Entries from a dataset
★ ★ ★

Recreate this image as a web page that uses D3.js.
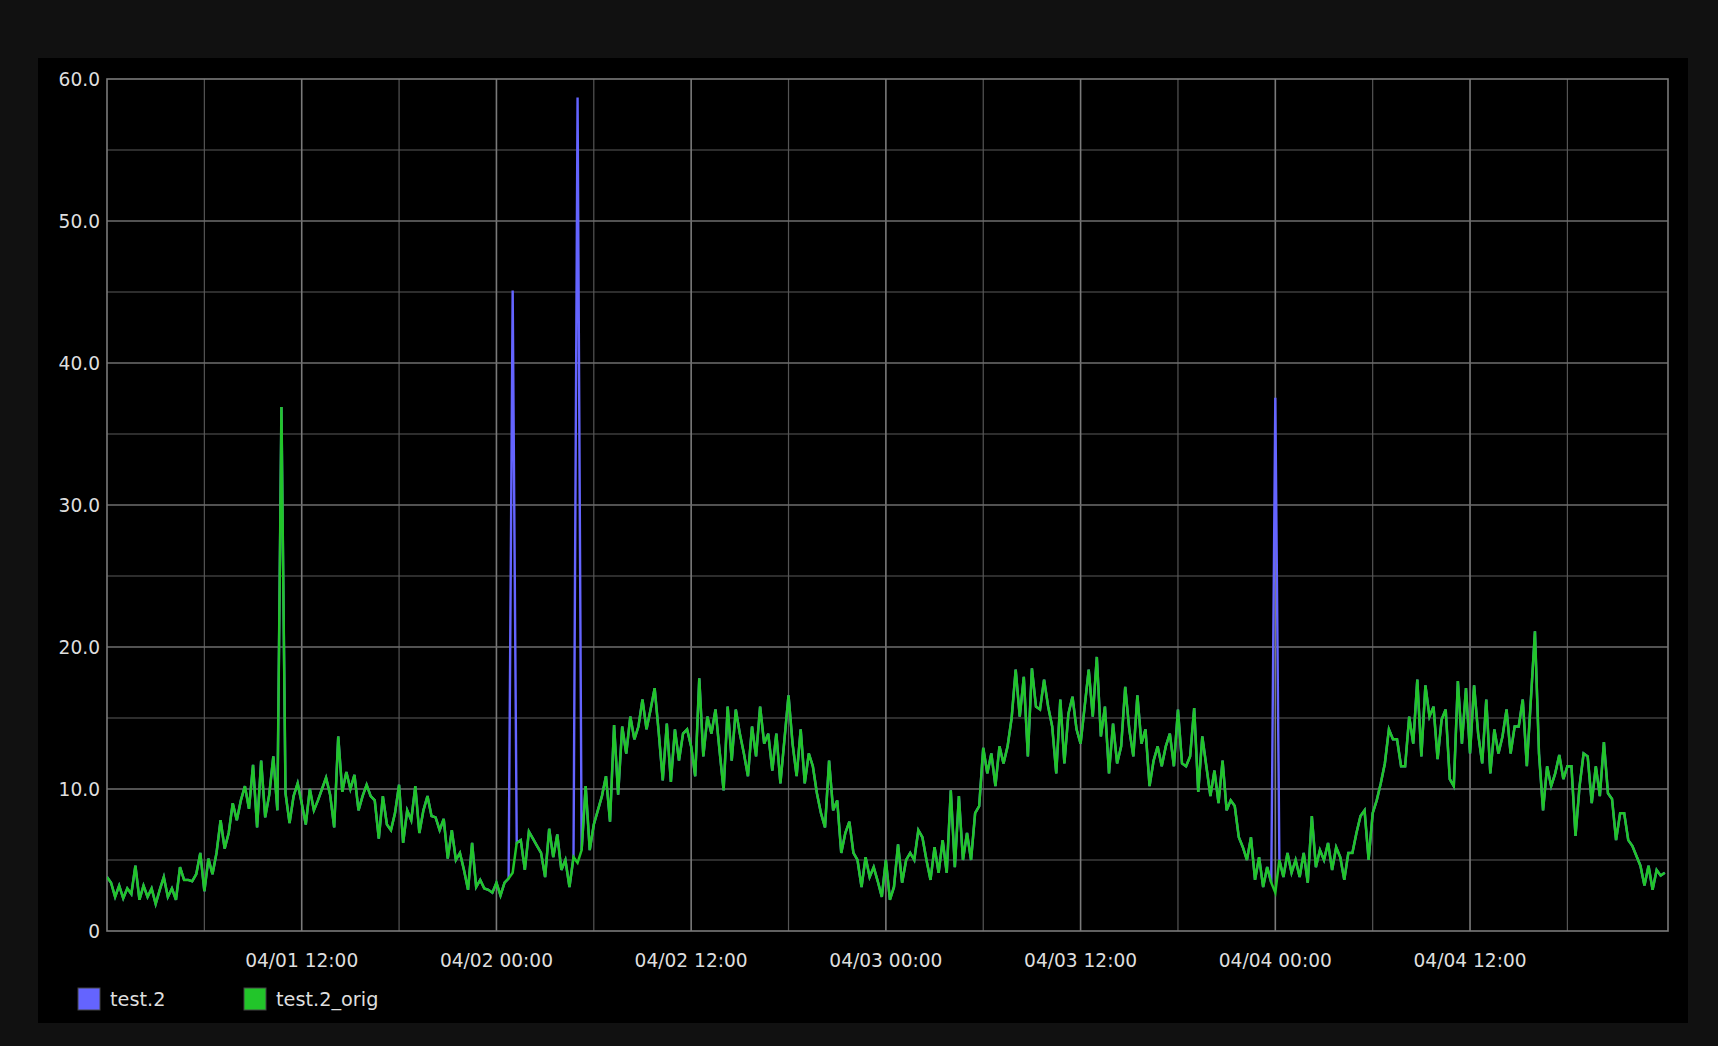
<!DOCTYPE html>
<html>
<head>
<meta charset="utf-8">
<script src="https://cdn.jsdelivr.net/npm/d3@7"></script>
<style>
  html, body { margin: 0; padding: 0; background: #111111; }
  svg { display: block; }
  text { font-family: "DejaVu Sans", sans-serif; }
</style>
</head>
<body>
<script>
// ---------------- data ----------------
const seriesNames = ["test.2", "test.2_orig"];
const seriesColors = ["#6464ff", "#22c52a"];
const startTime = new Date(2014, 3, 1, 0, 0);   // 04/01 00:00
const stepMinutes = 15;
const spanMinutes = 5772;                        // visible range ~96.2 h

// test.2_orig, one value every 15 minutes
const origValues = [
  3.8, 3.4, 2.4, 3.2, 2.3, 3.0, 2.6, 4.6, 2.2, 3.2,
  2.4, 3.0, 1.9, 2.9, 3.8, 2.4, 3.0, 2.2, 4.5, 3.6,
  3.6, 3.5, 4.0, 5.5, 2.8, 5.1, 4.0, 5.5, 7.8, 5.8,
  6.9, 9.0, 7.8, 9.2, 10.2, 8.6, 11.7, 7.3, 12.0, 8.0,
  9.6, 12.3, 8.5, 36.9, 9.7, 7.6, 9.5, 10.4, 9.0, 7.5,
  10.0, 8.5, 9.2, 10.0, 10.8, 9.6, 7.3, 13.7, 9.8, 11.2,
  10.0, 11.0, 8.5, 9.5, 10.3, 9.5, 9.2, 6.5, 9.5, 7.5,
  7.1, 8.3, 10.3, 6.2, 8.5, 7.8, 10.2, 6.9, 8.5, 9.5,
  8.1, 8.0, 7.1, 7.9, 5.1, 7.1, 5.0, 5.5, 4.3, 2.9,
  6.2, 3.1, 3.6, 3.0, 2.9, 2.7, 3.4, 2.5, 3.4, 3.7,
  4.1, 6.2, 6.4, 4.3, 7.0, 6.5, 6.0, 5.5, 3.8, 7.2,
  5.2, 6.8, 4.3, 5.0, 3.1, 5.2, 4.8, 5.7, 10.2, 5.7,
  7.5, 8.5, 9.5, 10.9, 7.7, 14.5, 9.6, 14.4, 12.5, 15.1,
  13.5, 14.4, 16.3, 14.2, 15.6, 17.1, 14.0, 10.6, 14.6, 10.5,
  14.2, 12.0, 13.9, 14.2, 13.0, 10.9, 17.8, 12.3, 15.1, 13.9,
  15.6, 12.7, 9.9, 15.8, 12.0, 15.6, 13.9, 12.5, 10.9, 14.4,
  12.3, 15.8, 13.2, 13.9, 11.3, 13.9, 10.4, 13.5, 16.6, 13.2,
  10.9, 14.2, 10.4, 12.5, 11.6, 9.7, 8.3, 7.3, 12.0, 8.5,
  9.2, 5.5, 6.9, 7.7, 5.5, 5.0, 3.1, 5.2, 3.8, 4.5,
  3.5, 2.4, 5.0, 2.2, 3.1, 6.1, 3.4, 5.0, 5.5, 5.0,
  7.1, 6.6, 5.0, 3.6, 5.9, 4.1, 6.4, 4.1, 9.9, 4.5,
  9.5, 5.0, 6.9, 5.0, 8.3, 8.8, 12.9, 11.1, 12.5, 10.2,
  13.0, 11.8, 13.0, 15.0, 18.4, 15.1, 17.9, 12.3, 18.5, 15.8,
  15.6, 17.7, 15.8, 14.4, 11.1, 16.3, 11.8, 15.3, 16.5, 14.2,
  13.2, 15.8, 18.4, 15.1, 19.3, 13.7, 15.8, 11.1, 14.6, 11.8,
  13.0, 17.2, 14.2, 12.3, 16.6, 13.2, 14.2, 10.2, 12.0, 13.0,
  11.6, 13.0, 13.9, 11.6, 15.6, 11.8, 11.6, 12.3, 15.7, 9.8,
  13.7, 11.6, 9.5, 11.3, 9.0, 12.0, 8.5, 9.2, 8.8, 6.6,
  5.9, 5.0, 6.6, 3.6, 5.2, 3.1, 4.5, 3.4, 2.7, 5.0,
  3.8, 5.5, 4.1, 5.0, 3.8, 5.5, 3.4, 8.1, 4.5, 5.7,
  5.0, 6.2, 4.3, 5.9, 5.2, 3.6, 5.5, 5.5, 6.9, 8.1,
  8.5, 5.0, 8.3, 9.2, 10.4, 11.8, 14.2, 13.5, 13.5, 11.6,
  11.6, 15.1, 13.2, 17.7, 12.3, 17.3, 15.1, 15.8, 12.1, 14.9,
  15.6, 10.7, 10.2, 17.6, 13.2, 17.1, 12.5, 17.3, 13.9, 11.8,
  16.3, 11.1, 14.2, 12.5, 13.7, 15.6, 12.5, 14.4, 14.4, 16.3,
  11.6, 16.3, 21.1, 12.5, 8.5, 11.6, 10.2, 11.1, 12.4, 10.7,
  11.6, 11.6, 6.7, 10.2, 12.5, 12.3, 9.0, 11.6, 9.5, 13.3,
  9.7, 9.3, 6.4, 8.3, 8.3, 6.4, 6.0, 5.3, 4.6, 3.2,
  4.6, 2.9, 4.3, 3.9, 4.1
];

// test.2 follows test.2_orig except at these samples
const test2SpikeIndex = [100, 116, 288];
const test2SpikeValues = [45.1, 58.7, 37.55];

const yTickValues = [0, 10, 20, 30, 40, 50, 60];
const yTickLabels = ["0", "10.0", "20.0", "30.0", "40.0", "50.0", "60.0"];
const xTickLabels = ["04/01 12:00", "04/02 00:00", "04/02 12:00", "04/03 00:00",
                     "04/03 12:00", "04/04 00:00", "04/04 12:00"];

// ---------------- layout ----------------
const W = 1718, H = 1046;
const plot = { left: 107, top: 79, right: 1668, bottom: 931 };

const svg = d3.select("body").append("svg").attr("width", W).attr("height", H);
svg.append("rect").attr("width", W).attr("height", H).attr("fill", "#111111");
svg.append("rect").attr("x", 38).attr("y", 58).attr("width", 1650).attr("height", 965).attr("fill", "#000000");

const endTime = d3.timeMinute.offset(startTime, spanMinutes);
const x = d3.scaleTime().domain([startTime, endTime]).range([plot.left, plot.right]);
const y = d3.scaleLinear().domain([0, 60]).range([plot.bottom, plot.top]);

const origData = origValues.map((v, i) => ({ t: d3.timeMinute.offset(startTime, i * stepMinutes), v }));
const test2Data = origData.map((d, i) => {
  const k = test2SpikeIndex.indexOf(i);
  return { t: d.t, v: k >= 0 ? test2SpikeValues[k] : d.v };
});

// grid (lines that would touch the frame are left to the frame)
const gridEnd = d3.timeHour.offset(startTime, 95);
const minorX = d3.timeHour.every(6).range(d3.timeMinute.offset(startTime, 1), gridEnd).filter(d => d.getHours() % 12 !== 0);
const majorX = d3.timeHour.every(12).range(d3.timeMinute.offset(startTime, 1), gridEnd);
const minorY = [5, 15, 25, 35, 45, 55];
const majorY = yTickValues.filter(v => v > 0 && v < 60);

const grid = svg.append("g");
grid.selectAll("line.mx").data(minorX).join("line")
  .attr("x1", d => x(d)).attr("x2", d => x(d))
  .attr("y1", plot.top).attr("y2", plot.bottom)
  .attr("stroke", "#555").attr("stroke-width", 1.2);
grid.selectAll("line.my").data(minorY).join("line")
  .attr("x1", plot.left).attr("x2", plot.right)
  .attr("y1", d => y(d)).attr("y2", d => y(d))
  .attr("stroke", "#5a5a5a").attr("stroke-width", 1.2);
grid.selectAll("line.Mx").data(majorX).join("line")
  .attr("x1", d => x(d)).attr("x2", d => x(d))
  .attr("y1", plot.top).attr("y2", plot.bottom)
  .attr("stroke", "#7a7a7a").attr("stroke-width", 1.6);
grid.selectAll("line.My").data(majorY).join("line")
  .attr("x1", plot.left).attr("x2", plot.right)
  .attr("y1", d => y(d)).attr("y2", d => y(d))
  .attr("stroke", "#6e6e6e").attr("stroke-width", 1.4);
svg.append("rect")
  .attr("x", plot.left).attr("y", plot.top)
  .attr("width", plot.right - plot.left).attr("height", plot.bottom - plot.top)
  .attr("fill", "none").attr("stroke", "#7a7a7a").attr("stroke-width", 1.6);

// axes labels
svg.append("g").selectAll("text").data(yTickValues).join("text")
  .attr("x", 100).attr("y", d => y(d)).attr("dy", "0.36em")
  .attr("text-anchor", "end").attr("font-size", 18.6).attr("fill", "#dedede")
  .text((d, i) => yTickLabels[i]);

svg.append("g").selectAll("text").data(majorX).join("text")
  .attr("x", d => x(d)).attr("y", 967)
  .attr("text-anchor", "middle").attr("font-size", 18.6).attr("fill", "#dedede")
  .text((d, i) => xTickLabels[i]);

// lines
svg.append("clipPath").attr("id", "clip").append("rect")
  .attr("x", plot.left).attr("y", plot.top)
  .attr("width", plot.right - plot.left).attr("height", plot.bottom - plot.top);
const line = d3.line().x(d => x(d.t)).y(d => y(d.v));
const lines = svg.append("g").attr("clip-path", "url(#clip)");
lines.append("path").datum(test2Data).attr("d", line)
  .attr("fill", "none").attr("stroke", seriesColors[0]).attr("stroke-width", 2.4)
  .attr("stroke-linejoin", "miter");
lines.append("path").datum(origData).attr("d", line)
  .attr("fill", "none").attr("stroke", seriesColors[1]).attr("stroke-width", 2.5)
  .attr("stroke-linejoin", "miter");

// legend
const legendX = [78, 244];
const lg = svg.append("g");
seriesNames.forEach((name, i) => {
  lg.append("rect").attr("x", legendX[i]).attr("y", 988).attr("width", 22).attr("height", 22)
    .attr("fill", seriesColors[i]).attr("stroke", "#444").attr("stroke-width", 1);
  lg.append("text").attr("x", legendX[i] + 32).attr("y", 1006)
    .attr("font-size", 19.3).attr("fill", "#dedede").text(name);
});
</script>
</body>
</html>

★ ★ ★

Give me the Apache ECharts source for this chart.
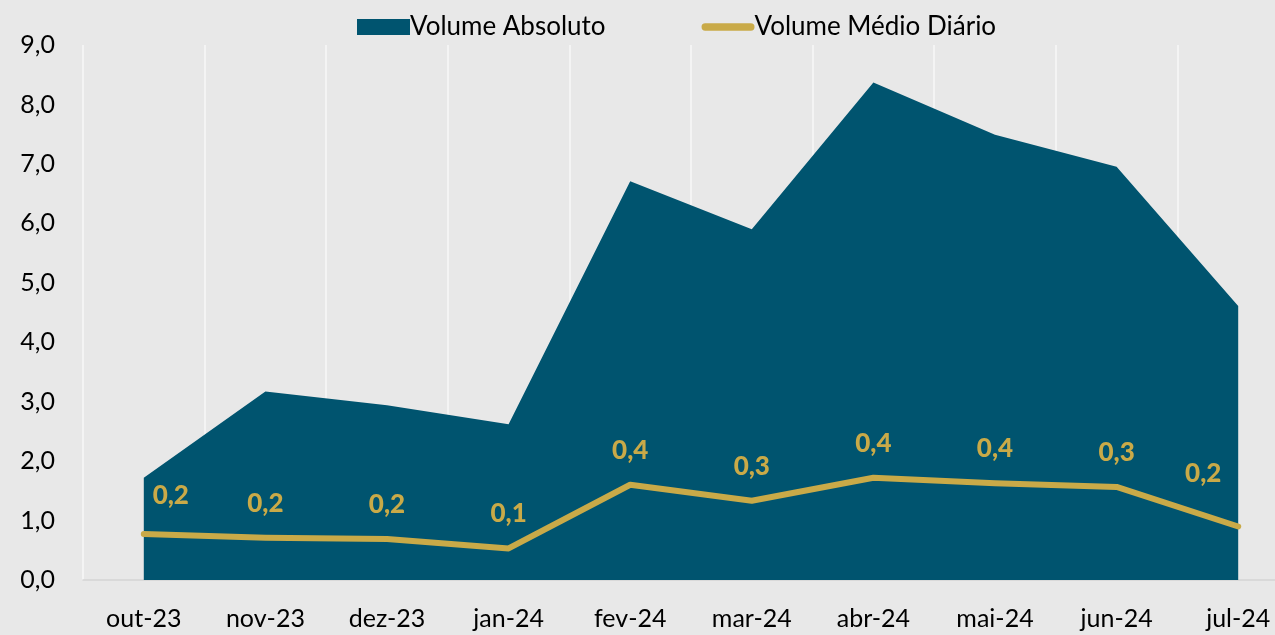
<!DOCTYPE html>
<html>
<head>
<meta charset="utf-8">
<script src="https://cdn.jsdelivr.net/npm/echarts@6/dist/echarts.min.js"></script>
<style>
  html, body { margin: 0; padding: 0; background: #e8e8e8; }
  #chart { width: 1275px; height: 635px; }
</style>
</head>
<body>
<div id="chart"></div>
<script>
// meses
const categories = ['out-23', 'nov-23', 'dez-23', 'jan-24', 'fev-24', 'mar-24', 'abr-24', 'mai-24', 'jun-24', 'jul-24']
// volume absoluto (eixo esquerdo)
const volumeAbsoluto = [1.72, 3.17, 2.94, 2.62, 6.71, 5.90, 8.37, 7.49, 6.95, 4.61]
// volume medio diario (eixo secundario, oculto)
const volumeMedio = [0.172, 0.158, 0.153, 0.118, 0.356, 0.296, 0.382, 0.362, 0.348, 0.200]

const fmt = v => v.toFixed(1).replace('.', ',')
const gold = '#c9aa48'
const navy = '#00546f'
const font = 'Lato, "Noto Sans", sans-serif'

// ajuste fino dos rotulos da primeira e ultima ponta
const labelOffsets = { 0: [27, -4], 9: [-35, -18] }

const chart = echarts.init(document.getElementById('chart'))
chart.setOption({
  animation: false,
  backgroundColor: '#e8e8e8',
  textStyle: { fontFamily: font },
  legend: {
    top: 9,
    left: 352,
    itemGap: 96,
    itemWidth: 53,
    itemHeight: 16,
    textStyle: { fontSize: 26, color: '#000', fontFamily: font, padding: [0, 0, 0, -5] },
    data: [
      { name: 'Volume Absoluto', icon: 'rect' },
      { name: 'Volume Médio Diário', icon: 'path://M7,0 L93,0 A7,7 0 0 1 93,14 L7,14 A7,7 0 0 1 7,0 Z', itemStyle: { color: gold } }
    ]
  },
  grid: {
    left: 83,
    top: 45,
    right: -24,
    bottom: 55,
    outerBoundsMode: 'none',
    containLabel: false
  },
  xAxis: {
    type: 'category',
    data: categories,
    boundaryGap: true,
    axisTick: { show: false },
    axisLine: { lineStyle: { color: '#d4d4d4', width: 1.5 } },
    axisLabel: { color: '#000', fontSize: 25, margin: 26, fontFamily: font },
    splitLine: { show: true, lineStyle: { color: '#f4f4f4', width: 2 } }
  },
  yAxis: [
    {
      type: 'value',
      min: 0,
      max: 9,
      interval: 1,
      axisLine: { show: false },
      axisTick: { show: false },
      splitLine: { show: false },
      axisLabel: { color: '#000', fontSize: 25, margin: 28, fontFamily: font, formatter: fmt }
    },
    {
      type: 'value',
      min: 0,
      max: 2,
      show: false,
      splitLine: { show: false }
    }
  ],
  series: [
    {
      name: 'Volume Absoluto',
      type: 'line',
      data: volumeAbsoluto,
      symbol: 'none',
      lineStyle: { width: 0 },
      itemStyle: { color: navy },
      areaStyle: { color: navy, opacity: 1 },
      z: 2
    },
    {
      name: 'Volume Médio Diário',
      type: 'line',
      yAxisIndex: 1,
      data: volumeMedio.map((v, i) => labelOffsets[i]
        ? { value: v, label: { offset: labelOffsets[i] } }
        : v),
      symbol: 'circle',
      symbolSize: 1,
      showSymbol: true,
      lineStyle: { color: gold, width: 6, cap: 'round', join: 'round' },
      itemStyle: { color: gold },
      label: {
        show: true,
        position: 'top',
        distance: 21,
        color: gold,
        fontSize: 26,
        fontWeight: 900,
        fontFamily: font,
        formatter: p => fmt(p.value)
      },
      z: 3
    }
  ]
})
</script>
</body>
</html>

★ ★ ★

Task objective
Count every line bearing the word "that"; report the total only.

Finished answer
2